== Supplied material ==
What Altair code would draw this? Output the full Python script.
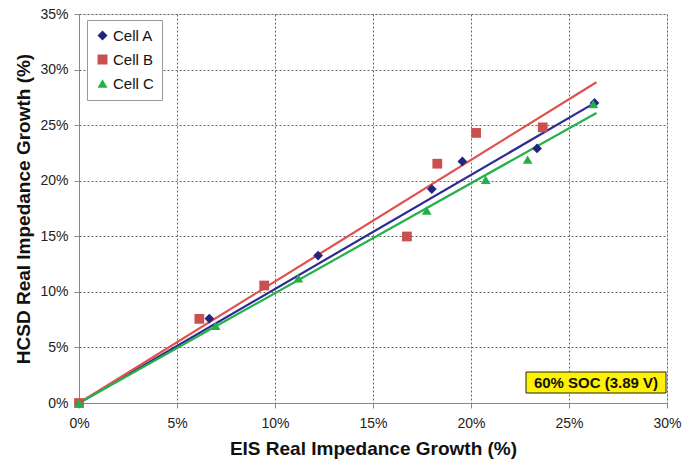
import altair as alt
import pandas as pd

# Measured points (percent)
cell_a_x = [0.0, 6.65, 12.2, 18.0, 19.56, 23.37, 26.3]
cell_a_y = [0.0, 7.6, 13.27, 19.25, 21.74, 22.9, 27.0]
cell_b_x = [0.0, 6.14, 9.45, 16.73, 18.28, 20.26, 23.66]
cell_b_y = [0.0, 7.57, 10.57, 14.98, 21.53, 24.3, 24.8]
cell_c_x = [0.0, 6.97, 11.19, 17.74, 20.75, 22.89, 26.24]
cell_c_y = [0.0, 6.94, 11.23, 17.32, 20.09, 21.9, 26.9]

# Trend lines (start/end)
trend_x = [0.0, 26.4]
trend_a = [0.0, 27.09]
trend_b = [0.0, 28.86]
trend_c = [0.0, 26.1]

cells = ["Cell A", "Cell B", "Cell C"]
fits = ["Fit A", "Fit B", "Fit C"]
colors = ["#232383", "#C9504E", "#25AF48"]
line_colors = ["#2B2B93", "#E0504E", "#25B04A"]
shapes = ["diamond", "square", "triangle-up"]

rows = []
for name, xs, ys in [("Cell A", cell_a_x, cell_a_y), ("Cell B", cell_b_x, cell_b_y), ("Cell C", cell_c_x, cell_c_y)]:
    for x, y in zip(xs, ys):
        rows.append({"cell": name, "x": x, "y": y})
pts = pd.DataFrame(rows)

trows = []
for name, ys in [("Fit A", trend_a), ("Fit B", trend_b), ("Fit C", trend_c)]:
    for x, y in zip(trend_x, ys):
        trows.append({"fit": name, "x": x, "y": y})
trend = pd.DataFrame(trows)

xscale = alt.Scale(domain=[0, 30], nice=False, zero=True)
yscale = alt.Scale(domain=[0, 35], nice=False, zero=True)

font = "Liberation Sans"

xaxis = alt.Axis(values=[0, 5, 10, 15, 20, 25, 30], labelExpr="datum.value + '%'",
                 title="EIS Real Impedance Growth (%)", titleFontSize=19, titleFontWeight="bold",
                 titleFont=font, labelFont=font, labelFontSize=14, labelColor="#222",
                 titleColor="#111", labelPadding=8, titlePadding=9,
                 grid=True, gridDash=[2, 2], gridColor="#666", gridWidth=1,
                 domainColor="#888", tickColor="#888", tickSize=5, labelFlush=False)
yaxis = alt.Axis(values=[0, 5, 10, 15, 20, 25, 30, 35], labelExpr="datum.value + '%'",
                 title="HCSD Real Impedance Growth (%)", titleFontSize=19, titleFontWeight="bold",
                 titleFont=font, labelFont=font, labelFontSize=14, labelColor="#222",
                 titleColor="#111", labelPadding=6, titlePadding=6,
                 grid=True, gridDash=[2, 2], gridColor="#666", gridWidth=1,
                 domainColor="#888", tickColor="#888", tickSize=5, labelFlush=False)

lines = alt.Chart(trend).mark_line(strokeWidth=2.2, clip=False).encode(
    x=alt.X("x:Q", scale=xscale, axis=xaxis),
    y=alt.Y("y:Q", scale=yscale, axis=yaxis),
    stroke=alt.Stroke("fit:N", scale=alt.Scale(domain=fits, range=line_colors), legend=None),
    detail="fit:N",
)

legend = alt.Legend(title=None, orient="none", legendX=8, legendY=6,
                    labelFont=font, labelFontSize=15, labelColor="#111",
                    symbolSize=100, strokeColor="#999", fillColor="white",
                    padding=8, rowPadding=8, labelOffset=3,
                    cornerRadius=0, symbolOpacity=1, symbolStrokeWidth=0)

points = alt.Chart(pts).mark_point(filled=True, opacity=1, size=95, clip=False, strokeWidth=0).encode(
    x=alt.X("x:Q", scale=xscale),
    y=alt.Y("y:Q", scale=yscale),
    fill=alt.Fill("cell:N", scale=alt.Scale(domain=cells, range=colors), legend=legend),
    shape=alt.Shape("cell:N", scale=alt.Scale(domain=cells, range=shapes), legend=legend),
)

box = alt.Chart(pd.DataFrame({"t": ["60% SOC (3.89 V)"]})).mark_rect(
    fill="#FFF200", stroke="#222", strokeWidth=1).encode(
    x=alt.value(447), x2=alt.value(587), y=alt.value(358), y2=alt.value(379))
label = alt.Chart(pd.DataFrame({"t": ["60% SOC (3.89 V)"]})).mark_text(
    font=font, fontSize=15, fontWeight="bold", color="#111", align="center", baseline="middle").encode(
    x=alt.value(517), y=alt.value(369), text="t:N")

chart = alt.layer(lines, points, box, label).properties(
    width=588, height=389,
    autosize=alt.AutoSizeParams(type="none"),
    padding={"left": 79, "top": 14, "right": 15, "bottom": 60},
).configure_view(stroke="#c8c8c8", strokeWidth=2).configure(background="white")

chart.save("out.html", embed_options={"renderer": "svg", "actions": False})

== Problem details ==
Return all of the data exactly as written, and drop the pictures.

== Result for this exercise ==
What Altair code would draw this? Output the full Python script.
import altair as alt
import pandas as pd

# Measured points (percent)
cell_a_x = [0.0, 6.65, 12.2, 18.0, 19.56, 23.37, 26.3]
cell_a_y = [0.0, 7.6, 13.27, 19.25, 21.74, 22.9, 27.0]
cell_b_x = [0.0, 6.14, 9.45, 16.73, 18.28, 20.26, 23.66]
cell_b_y = [0.0, 7.57, 10.57, 14.98, 21.53, 24.3, 24.8]
cell_c_x = [0.0, 6.97, 11.19, 17.74, 20.75, 22.89, 26.24]
cell_c_y = [0.0, 6.94, 11.23, 17.32, 20.09, 21.9, 26.9]

# Trend lines (start/end)
trend_x = [0.0, 26.4]
trend_a = [0.0, 27.09]
trend_b = [0.0, 28.86]
trend_c = [0.0, 26.1]

cells = ["Cell A", "Cell B", "Cell C"]
fits = ["Fit A", "Fit B", "Fit C"]
colors = ["#232383", "#C9504E", "#25AF48"]
line_colors = ["#2B2B93", "#E0504E", "#25B04A"]
shapes = ["diamond", "square", "triangle-up"]

rows = []
for name, xs, ys in [("Cell A", cell_a_x, cell_a_y), ("Cell B", cell_b_x, cell_b_y), ("Cell C", cell_c_x, cell_c_y)]:
    for x, y in zip(xs, ys):
        rows.append({"cell": name, "x": x, "y": y})
pts = pd.DataFrame(rows)

trows = []
for name, ys in [("Fit A", trend_a), ("Fit B", trend_b), ("Fit C", trend_c)]:
    for x, y in zip(trend_x, ys):
        trows.append({"fit": name, "x": x, "y": y})
trend = pd.DataFrame(trows)

xscale = alt.Scale(domain=[0, 30], nice=False, zero=True)
yscale = alt.Scale(domain=[0, 35], nice=False, zero=True)

font = "Liberation Sans"

xaxis = alt.Axis(values=[0, 5, 10, 15, 20, 25, 30], labelExpr="datum.value + '%'",
                 title="EIS Real Impedance Growth (%)", titleFontSize=19, titleFontWeight="bold",
                 titleFont=font, labelFont=font, labelFontSize=14, labelColor="#222",
                 titleColor="#111", labelPadding=8, titlePadding=9,
                 grid=True, gridDash=[2, 2], gridColor="#666", gridWidth=1,
                 domainColor="#888", tickColor="#888", tickSize=5, labelFlush=False)
yaxis = alt.Axis(values=[0, 5, 10, 15, 20, 25, 30, 35], labelExpr="datum.value + '%'",
                 title="HCSD Real Impedance Growth (%)", titleFontSize=19, titleFontWeight="bold",
                 titleFont=font, labelFont=font, labelFontSize=14, labelColor="#222",
                 titleColor="#111", labelPadding=6, titlePadding=6,
                 grid=True, gridDash=[2, 2], gridColor="#666", gridWidth=1,
                 domainColor="#888", tickColor="#888", tickSize=5, labelFlush=False)

lines = alt.Chart(trend).mark_line(strokeWidth=2.2, clip=False).encode(
    x=alt.X("x:Q", scale=xscale, axis=xaxis),
    y=alt.Y("y:Q", scale=yscale, axis=yaxis),
    stroke=alt.Stroke("fit:N", scale=alt.Scale(domain=fits, range=line_colors), legend=None),
    detail="fit:N",
)

legend = alt.Legend(title=None, orient="none", legendX=8, legendY=6,
                    labelFont=font, labelFontSize=15, labelColor="#111",
                    symbolSize=100, strokeColor="#999", fillColor="white",
                    padding=8, rowPadding=8, labelOffset=3,
                    cornerRadius=0, symbolOpacity=1, symbolStrokeWidth=0)

points = alt.Chart(pts).mark_point(filled=True, opacity=1, size=95, clip=False, strokeWidth=0).encode(
    x=alt.X("x:Q", scale=xscale),
    y=alt.Y("y:Q", scale=yscale),
    fill=alt.Fill("cell:N", scale=alt.Scale(domain=cells, range=colors), legend=legend),
    shape=alt.Shape("cell:N", scale=alt.Scale(domain=cells, range=shapes), legend=legend),
)

box = alt.Chart(pd.DataFrame({"t": ["60% SOC (3.89 V)"]})).mark_rect(
    fill="#FFF200", stroke="#222", strokeWidth=1).encode(
    x=alt.value(447), x2=alt.value(587), y=alt.value(358), y2=alt.value(379))
label = alt.Chart(pd.DataFrame({"t": ["60% SOC (3.89 V)"]})).mark_text(
    font=font, fontSize=15, fontWeight="bold", color="#111", align="center", baseline="middle").encode(
    x=alt.value(517), y=alt.value(369), text="t:N")

chart = alt.layer(lines, points, box, label).properties(
    width=588, height=389,
    autosize=alt.AutoSizeParams(type="none"),
    padding={"left": 79, "top": 14, "right": 15, "bottom": 60},
).configure_view(stroke="#c8c8c8", strokeWidth=2).configure(background="white")

chart.save("out.html", embed_options={"renderer": "svg", "actions": False})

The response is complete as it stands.